##### RECORDED DATA

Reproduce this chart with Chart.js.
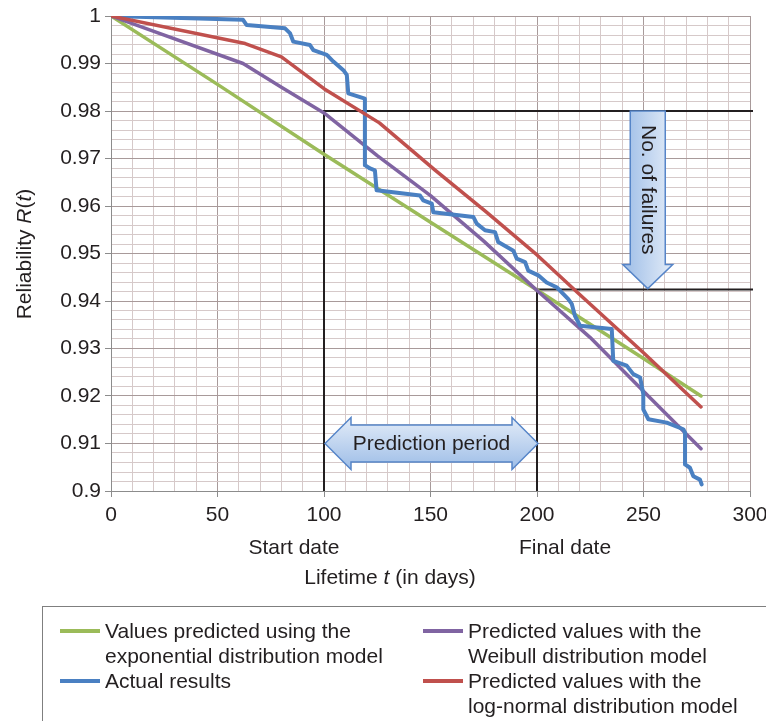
<!DOCTYPE html>
<html>
<head>
<meta charset="utf-8">
<script src="https://cdn.jsdelivr.net/npm/chart.js@4/dist/chart.umd.min.js"></script>
<style>
  html, body { margin: 0; padding: 0; background: #fff; }
  #wrap { position: relative; width: 766px; height: 721px; overflow: hidden; }
  canvas { display: block; position: absolute; left: 0; top: 0; }
  #legend { position: absolute; left: 42px; top: 606px; width: 760px; height: 140px;
            border: 1px solid #7f7f7f; box-sizing: border-box;
            font-family: "Liberation Sans", Arial, sans-serif; font-size: 21px; color: #231f20; }
  .item { position: absolute; line-height: 25px; }
  .item .sw { position: absolute; top: 11px; width: 40px; height: 4px; }
  .item .tx { position: absolute; left: 45px; white-space: nowrap; }
</style>
</head>
<body>
<div id="wrap">
  <canvas id="c" width="766" height="721"></canvas>
  <div id="legend"></div>
</div>
<script>
// ---------- data ----------
const expDays     = [0, 50, 100, 150, 200, 250, 277];
const expR        = [1, 0.9856, 0.9709, 0.9566, 0.9423, 0.9279, 0.9200];

const weibullDays = [0, 62, 80, 100, 125, 150, 175, 200, 225, 250, 277];
const weibullR    = [1, 0.9900, 0.9850, 0.9796, 0.9706, 0.9622, 0.9526, 0.9422, 0.9323, 0.9210, 0.9089];

const lognormDays = [0, 63, 80, 100, 126, 152, 176, 200, 219, 250, 277];
const lognormR    = [1, 0.9942, 0.9914, 0.9847, 0.9775, 0.9676, 0.9588, 0.9497, 0.9418, 0.9291, 0.9177];

const actualDays = [0, 62.0, 63.7, 81.7, 84.0, 85.6, 93.4, 95.0, 101.3, 104.4, 109.1, 110.7, 111.4, 119.2, 119.2,
  121.6, 123.9, 124.7, 145.1, 146.6, 150.6, 151.3, 170.1, 171.7, 175.6, 180.3, 181.8, 188.9, 190.5, 194.4,
  195.9, 200.6, 204.5, 209.2, 210.8, 214.7, 216.3, 217.8, 220.2, 235.1, 235.8, 242.1, 245.2, 248.4, 249.9,
  249.9, 252.3, 260.9, 268.7, 269.5, 269.5, 271.8, 273.4, 276.5, 277.3];
const actualR = [1.0, 0.9992, 0.9981, 0.9974, 0.9964, 0.9946, 0.9939, 0.9928, 0.9918, 0.9904, 0.9886, 0.9876, 0.9837, 0.9826, 0.9686,
  0.9679, 0.9675, 0.9633, 0.9622, 0.9612, 0.9605, 0.9587, 0.9577, 0.9563, 0.9549, 0.9545, 0.9524, 0.9506, 0.9489, 0.9482,
  0.9464, 0.9454, 0.9439, 0.9429, 0.9422, 0.9404, 0.9394, 0.9369, 0.9348, 0.9341, 0.9274, 0.9264, 0.9246, 0.9239, 0.9204,
  0.9172, 0.9151, 0.9144, 0.9130, 0.9123, 0.9056, 0.9049, 0.9031, 0.9024, 0.9014];

const xTickValues = [0, 50, 100, 150, 200, 250, 300];
const yTickValues = [0.9, 0.91, 0.92, 0.93, 0.94, 0.95, 0.96, 0.97, 0.98, 0.99, 1];

const startDay = 100, finalDay = 200;
const startR = 0.98, finalR = 0.9424;
const failArrowDay = 252;
const periodArrowR = 0.91;

const seriesNames = {
  exp: ['Values predicted using the', 'exponential distribution model'],
  weibull: ['Predicted values with the', 'Weibull distribution model'],
  actual: ['Actual results'],
  lognorm: ['Predicted values with the', 'log-normal distribution model']
};
const colors = { exp: '#9bbb59', weibull: '#8064a2', actual: '#4a80c2', lognorm: '#c0504d' };

// ---------- helpers ----------
const pts = (xs, ys) => xs.map((v, i) => ({ x: v, y: ys[i] }));
const FONT = '"Liberation Sans", Arial, sans-serif';
const MINOR = '#d6c9c9', MAJOR = '#a89a9a';
const isMajorX = v => xTickValues.includes(Math.round(v));
const isMajorY = v => yTickValues.some(t => Math.abs(t - v) < 1e-6);

Chart.defaults.font.family = FONT;

function hArrow(ctx, xl, xr, yc, hl, hh, sh) {
  ctx.beginPath();
  ctx.moveTo(xl, yc);
  ctx.lineTo(xl + hl, yc - hh);
  ctx.lineTo(xl + hl, yc - sh);
  ctx.lineTo(xr - hl, yc - sh);
  ctx.lineTo(xr - hl, yc - hh);
  ctx.lineTo(xr, yc);
  ctx.lineTo(xr - hl, yc + hh);
  ctx.lineTo(xr - hl, yc + sh);
  ctx.lineTo(xl + hl, yc + sh);
  ctx.lineTo(xl + hl, yc + hh);
  ctx.closePath();
}
function dArrow(ctx, xc, yt, yb, hl, hh, sh) {
  ctx.beginPath();
  ctx.moveTo(xc - sh, yt);
  ctx.lineTo(xc + sh, yt);
  ctx.lineTo(xc + sh, yb - hl);
  ctx.lineTo(xc + hh, yb - hl);
  ctx.lineTo(xc, yb);
  ctx.lineTo(xc - hh, yb - hl);
  ctx.lineTo(xc - sh, yb - hl);
  ctx.closePath();
}

const overlay = {
  id: 'overlay',
  beforeDatasetsDraw(chart) {
    const { ctx, chartArea: a, scales: { x, y } } = chart;
    ctx.save();
    ctx.strokeStyle = '#231f20';
    ctx.lineWidth = 2;
    const x1 = x.getPixelForValue(startDay), y1 = y.getPixelForValue(startR);
    const x2 = x.getPixelForValue(finalDay), y2 = y.getPixelForValue(finalR);
    ctx.beginPath();
    ctx.moveTo(x1, a.bottom); ctx.lineTo(x1, y1); ctx.lineTo(a.right + 3, y1);
    ctx.moveTo(x2, a.bottom); ctx.lineTo(x2, y2); ctx.lineTo(a.right + 3, y2);
    ctx.stroke();
    ctx.restore();
  },
  afterDatasetsDraw(chart) {
    const { ctx, scales: { x, y } } = chart;
    ctx.save();
    // Prediction period double arrow
    const xl = x.getPixelForValue(startDay) + 1, xr = x.getPixelForValue(finalDay) + 1;
    const yc = y.getPixelForValue(periodArrowR);
    let g = ctx.createLinearGradient(0, yc - 26, 0, yc + 26);
    g.addColorStop(0, '#e3ecf8'); g.addColorStop(1, '#9dbde7');
    hArrow(ctx, xl, xr, yc, 26, 26, 18.5);
    ctx.fillStyle = g; ctx.fill();
    ctx.strokeStyle = '#5685c8'; ctx.lineWidth = 1.5; ctx.stroke();
    ctx.fillStyle = '#231f20';
    ctx.font = '21px ' + FONT;
    ctx.textAlign = 'center'; ctx.textBaseline = 'middle';
    ctx.fillText('Prediction period', (xl + xr) / 2, yc + 1);

    // No. of failures down arrow
    const xc = x.getPixelForValue(failArrowDay);
    const yt = y.getPixelForValue(startR), yb = y.getPixelForValue(finalR) - 1;
    g = ctx.createLinearGradient(xc - 25, 0, xc + 25, 0);
    g.addColorStop(0, '#9dbde7'); g.addColorStop(1, '#e3ecf8');
    dArrow(ctx, xc, yt, yb, 24, 25, 17.5);
    ctx.fillStyle = g; ctx.fill();
    ctx.strokeStyle = '#5685c8'; ctx.lineWidth = 1.5; ctx.stroke();
    ctx.save();
    ctx.translate(xc, (yt + yb - 24) / 2 + 2);
    ctx.rotate(Math.PI / 2);
    ctx.fillStyle = '#231f20';
    ctx.font = '21px ' + FONT;
    ctx.textAlign = 'center'; ctx.textBaseline = 'middle';
    ctx.fillText('No. of failures', 0, 0);
    ctx.restore();
    ctx.restore();
  },
  afterDraw(chart) {
    const { ctx, scales: { x } } = chart;
    ctx.save();
    ctx.fillStyle = '#231f20';
    ctx.font = '21px ' + FONT;
    ctx.textBaseline = 'middle';
    ctx.textAlign = 'center';
    ctx.fillText('Start date', x.getPixelForValue(startDay) - 30, 548);
    ctx.fillText('Final date', x.getPixelForValue(finalDay) + 28, 548);

    // x title with italic t
    const p1 = 'Lifetime ', p2 = 't', p3 = ' (in days)';
    const fN = '21px ' + FONT, fI = 'italic 21px ' + FONT;
    ctx.font = fN; const w1 = ctx.measureText(p1).width, w3 = ctx.measureText(p3).width;
    ctx.font = fI; const w2 = ctx.measureText(p2).width;
    let sx = 390 - (w1 + w2 + w3) / 2;
    ctx.textAlign = 'left';
    ctx.font = fN; ctx.fillText(p1, sx, 578);
    ctx.font = fI; ctx.fillText(p2, sx + w1, 578);
    ctx.font = fN; ctx.fillText(p3, sx + w1 + w2, 578);

    // y title rotated
    ctx.save();
    ctx.translate(25, 254);
    ctx.rotate(-Math.PI / 2);
    const q1 = 'Reliability ', q2 = 'R', q3 = '(', q4 = 't', q5 = ')';
    ctx.font = fN; const v1 = ctx.measureText(q1).width, v3 = ctx.measureText(q3).width, v5 = ctx.measureText(q5).width;
    ctx.font = fI; const v2 = ctx.measureText(q2).width, v4 = ctx.measureText(q4).width;
    let s = -(v1 + v2 + v3 + v4 + v5) / 2;
    ctx.font = fN; ctx.fillText(q1, s, 0); s += v1;
    ctx.font = fI; ctx.fillText(q2, s, 0); s += v2;
    ctx.font = fN; ctx.fillText(q3, s, 0); s += v3;
    ctx.font = fI; ctx.fillText(q4, s, 0); s += v4;
    ctx.font = fN; ctx.fillText(q5, s, 0);
    ctx.restore();
    ctx.restore();
  }
};

const chart = new Chart(document.getElementById('c'), {
  type: 'line',
  data: {
    datasets: [
      { label: seriesNames.lognorm.join(' '), data: pts(lognormDays, lognormR), borderColor: colors.lognorm, borderWidth: 3.5, order: 0 },
      { label: seriesNames.actual.join(' '), data: pts(actualDays, actualR), borderColor: colors.actual, borderWidth: 4, order: 1 },
      { label: seriesNames.weibull.join(' '), data: pts(weibullDays, weibullR), borderColor: colors.weibull, borderWidth: 3.5, order: 2 },
      { label: seriesNames.exp.join(' '), data: pts(expDays, expR), borderColor: colors.exp, borderWidth: 3.5, order: 3 }
    ]
  },
  options: {
    responsive: false,
    animation: false,
    devicePixelRatio: 1,
    elements: { point: { radius: 0, hoverRadius: 0 }, line: { tension: 0, fill: false, borderJoinStyle: 'round', borderCapStyle: 'round' } },
    layout: { padding: { left: 0, top: 16, right: 16, bottom: 200 } },
    plugins: { legend: { display: false }, tooltip: { enabled: false } },
    scales: {
      x: {
        type: 'linear', min: 0, max: 300,
        ticks: {
          stepSize: 10, autoSkip: false, maxRotation: 0, padding: 6,
          color: '#231f20', font: { size: 21 },
          callback: v => isMajorX(v) ? String(v) : ''
        },
        grid: {
          color: c => (c.tick && isMajorX(c.tick.value)) ? MAJOR : MINOR,
          tickColor: c => (c.tick && isMajorX(c.tick.value)) ? '#8c8c8c' : 'rgba(0,0,0,0)',
          tickLength: 6, lineWidth: 1
        },
        border: { color: '#8c8c8c', width: 1 },
        afterFit: s => { s.height = 30; s.paddingLeft = 0; s.paddingRight = 0; }
      },
      y: {
        type: 'linear', min: 0.9, max: 1,
        ticks: {
          stepSize: 0.002, autoSkip: false, padding: 4,
          color: '#231f20', font: { size: 21 },
          callback: v => isMajorY(v) ? String(+v.toFixed(2)) : ''
        },
        grid: {
          color: c => (c.tick && isMajorY(c.tick.value)) ? MAJOR : MINOR,
          tickColor: c => (c.tick && isMajorY(c.tick.value)) ? '#8c8c8c' : 'rgba(0,0,0,0)',
          tickLength: 6, lineWidth: 1
        },
        border: { color: '#8c8c8c', width: 1 },
        afterFit: s => { s.width = 111; s.paddingTop = 0; s.paddingBottom = 0; }
      }
    }
  },
  plugins: [overlay]
});

// ---------- HTML legend ----------
const legend = document.getElementById('legend');
const items = [
  { key: 'exp', left: 17, top: 11 },
  { key: 'weibull', left: 380, top: 11 },
  { key: 'actual', left: 17, top: 61 },
  { key: 'lognorm', left: 380, top: 61 }
];
items.forEach(it => {
  const d = document.createElement('div');
  d.className = 'item';
  d.style.left = it.left + 'px'; d.style.top = it.top + 'px';
  const sw = document.createElement('div');
  sw.className = 'sw'; sw.style.background = colors[it.key];
  const tx = document.createElement('div');
  tx.className = 'tx';
  tx.innerHTML = seriesNames[it.key].join('<br>');
  d.appendChild(sw); d.appendChild(tx);
  legend.appendChild(d);
});
</script>
</body>
</html>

##########

→ **GIVEN EXERCISE**: Every line from the top of the material above through the line with "0.9323, 0.9210, 0.9089];" should be duplicated exactly, please; leave out the pictures.

→ **TASK ANSWER**:
Reproduce this chart with Chart.js.
<!DOCTYPE html>
<html>
<head>
<meta charset="utf-8">
<script src="https://cdn.jsdelivr.net/npm/chart.js@4/dist/chart.umd.min.js"></script>
<style>
  html, body { margin: 0; padding: 0; background: #fff; }
  #wrap { position: relative; width: 766px; height: 721px; overflow: hidden; }
  canvas { display: block; position: absolute; left: 0; top: 0; }
  #legend { position: absolute; left: 42px; top: 606px; width: 760px; height: 140px;
            border: 1px solid #7f7f7f; box-sizing: border-box;
            font-family: "Liberation Sans", Arial, sans-serif; font-size: 21px; color: #231f20; }
  .item { position: absolute; line-height: 25px; }
  .item .sw { position: absolute; top: 11px; width: 40px; height: 4px; }
  .item .tx { position: absolute; left: 45px; white-space: nowrap; }
</style>
</head>
<body>
<div id="wrap">
  <canvas id="c" width="766" height="721"></canvas>
  <div id="legend"></div>
</div>
<script>
// ---------- data ----------
const expDays     = [0, 50, 100, 150, 200, 250, 277];
const expR        = [1, 0.9856, 0.9709, 0.9566, 0.9423, 0.9279, 0.9200];

const weibullDays = [0, 62, 80, 100, 125, 150, 175, 200, 225, 250, 277];
const weibullR    = [1, 0.9900, 0.9850, 0.9796, 0.9706, 0.9622, 0.9526, 0.9422, 0.9323, 0.9210, 0.9089];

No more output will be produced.